(Raw records)
* * *
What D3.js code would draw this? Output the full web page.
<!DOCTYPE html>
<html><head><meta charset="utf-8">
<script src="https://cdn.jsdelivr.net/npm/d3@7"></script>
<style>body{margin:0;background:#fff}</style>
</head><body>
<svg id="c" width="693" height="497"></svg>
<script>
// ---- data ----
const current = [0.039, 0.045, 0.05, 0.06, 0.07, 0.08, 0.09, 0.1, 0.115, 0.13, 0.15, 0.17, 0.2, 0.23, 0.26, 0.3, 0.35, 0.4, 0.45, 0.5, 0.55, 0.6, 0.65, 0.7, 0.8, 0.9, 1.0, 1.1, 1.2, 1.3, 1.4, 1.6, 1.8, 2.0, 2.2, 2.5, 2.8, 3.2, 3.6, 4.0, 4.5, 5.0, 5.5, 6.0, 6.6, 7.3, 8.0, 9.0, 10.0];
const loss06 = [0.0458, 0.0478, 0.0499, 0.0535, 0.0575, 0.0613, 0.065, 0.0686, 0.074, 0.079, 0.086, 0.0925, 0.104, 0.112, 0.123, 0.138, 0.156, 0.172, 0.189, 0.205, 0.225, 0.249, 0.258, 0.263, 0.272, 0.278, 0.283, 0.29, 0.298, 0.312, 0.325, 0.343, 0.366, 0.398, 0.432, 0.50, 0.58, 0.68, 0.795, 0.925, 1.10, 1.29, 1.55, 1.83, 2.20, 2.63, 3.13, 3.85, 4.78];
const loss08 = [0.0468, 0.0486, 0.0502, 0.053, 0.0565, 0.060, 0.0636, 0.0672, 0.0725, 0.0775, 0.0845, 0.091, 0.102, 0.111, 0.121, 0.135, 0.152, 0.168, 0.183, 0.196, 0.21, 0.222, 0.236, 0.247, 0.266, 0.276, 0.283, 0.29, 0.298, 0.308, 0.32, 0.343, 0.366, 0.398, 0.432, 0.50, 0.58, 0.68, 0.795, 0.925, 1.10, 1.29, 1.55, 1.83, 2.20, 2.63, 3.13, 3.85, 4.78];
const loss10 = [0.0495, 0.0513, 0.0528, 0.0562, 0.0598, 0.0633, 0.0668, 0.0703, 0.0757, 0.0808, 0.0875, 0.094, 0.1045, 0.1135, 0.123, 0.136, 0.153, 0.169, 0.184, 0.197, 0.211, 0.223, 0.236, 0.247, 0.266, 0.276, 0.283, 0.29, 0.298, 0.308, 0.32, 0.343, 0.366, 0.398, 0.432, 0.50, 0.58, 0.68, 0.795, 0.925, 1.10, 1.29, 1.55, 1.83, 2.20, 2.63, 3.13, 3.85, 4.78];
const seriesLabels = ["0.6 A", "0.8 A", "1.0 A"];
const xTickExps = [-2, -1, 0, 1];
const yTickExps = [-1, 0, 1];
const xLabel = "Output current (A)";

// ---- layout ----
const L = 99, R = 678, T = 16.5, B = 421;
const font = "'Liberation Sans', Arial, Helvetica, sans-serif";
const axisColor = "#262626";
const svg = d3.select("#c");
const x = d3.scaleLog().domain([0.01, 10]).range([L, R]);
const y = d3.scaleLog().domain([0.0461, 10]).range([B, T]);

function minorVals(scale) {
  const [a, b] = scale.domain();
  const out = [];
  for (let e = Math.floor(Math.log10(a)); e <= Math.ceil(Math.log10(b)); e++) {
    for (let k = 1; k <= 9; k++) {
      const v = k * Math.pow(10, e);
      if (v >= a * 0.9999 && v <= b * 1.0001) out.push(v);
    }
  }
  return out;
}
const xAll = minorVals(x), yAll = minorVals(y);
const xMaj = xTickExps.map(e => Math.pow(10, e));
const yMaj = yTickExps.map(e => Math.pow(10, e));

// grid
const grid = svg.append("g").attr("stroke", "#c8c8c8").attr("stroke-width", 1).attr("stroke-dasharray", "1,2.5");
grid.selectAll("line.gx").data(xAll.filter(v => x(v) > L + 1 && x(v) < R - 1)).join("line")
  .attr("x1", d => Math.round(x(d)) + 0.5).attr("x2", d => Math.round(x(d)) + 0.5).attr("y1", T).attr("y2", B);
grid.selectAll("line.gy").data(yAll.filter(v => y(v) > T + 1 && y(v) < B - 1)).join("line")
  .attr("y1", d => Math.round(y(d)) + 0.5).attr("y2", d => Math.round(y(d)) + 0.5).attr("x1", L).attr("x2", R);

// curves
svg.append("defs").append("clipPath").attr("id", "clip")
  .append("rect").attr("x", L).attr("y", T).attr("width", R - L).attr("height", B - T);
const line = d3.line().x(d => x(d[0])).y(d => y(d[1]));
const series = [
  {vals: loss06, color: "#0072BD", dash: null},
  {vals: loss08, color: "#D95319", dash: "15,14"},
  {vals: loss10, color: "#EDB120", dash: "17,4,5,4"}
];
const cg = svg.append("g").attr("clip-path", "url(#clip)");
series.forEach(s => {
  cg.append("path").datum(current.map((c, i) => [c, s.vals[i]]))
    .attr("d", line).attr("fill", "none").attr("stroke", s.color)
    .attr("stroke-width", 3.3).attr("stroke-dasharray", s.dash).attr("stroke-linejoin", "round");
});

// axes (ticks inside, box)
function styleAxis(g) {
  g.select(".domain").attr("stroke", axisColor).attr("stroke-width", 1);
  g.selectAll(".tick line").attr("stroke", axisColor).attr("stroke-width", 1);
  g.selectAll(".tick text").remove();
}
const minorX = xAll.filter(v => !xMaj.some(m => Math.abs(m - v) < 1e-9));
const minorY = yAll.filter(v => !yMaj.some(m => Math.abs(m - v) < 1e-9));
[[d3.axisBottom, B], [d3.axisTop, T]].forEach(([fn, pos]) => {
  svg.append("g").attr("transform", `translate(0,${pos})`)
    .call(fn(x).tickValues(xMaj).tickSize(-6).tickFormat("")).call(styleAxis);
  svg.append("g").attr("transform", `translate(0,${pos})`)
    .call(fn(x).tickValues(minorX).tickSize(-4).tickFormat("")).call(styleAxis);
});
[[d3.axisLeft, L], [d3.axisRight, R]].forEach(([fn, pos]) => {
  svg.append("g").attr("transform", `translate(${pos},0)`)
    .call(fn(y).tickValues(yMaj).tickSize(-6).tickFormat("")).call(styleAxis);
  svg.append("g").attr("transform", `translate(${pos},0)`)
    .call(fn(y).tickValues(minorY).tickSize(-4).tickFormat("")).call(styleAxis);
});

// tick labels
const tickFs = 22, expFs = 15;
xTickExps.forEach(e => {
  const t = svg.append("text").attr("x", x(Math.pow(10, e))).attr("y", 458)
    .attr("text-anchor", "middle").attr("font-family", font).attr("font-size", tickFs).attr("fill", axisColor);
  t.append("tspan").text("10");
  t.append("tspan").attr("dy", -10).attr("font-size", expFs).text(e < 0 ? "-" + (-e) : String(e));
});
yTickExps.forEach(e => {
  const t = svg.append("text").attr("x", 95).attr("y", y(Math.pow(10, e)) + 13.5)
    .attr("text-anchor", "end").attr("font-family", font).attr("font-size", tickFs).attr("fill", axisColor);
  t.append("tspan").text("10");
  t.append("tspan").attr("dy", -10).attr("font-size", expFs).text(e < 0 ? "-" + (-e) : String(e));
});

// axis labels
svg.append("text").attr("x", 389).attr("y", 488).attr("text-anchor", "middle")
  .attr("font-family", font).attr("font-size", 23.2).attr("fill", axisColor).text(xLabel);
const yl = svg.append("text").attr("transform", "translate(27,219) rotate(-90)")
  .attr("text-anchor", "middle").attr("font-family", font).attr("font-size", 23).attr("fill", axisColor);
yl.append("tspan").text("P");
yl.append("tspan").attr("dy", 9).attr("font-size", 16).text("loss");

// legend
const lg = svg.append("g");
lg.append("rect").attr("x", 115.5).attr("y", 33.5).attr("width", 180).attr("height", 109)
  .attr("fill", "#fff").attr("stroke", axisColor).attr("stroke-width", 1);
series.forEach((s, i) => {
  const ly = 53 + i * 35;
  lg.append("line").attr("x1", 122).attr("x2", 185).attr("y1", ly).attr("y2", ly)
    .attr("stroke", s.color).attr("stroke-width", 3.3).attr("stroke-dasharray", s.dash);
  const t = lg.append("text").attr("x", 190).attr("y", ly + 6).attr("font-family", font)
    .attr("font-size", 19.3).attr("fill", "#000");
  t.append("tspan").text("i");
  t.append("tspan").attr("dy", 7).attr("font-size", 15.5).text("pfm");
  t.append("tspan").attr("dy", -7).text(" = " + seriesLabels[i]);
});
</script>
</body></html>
* * *
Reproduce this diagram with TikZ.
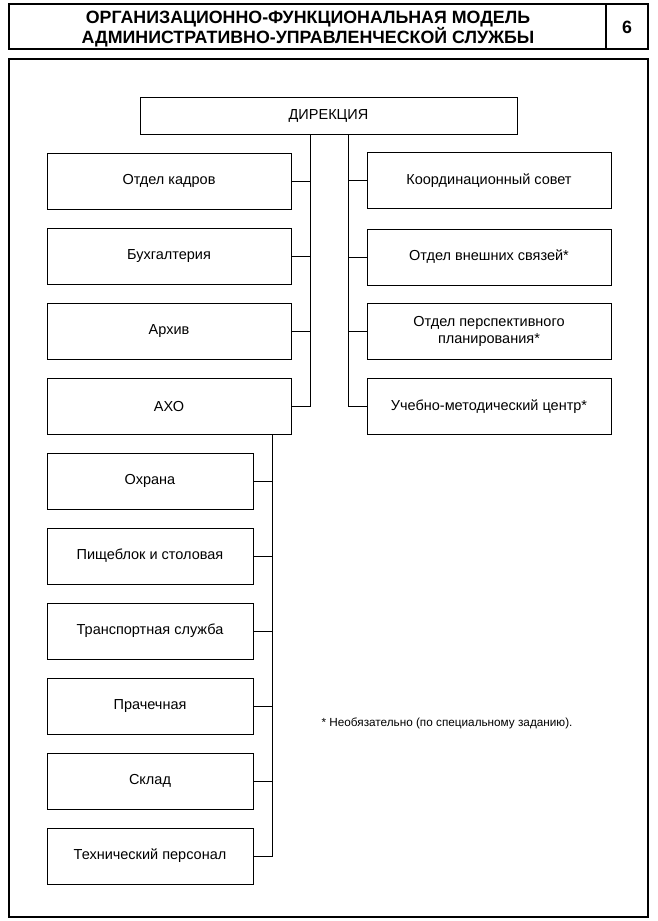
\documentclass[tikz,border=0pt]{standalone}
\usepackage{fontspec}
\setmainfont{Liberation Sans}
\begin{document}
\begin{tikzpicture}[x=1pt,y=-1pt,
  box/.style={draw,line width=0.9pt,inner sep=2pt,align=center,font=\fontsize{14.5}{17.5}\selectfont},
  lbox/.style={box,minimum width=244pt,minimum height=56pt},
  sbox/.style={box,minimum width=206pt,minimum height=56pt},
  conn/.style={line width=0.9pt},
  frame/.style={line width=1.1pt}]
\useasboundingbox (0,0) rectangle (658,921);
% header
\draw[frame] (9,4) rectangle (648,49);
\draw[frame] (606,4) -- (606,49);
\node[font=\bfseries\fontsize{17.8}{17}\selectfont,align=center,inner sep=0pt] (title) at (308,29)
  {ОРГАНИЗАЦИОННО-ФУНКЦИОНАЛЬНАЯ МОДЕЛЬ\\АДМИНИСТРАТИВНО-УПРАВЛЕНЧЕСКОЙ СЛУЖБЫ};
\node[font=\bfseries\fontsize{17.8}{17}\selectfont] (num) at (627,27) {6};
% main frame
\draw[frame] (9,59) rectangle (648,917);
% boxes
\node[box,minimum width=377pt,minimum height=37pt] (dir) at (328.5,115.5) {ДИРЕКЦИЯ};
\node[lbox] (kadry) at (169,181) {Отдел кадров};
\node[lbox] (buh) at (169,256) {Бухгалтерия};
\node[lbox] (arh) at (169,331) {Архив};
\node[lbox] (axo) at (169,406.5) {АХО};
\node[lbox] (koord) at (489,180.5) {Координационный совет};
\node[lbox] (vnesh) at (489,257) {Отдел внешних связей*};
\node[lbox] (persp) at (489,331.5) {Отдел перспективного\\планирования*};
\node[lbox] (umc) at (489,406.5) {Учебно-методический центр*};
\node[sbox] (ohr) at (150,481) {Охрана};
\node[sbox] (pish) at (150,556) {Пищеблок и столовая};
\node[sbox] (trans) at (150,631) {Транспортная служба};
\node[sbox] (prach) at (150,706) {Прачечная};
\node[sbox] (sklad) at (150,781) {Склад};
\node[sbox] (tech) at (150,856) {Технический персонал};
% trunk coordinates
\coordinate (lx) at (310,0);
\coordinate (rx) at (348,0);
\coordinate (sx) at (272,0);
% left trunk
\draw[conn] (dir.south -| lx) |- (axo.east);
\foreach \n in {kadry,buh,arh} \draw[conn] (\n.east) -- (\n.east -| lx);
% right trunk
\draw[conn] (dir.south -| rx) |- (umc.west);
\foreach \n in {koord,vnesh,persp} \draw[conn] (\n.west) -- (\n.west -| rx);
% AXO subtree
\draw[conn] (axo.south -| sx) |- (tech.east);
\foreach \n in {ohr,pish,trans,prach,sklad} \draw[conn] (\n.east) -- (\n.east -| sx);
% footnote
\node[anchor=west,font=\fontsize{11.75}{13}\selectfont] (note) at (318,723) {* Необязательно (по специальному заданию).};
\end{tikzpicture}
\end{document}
* * *
◆ To do ◆
Only the number is wanted: how many lines in the entries above contain the word "Output"?

◆ Completed task ◆
2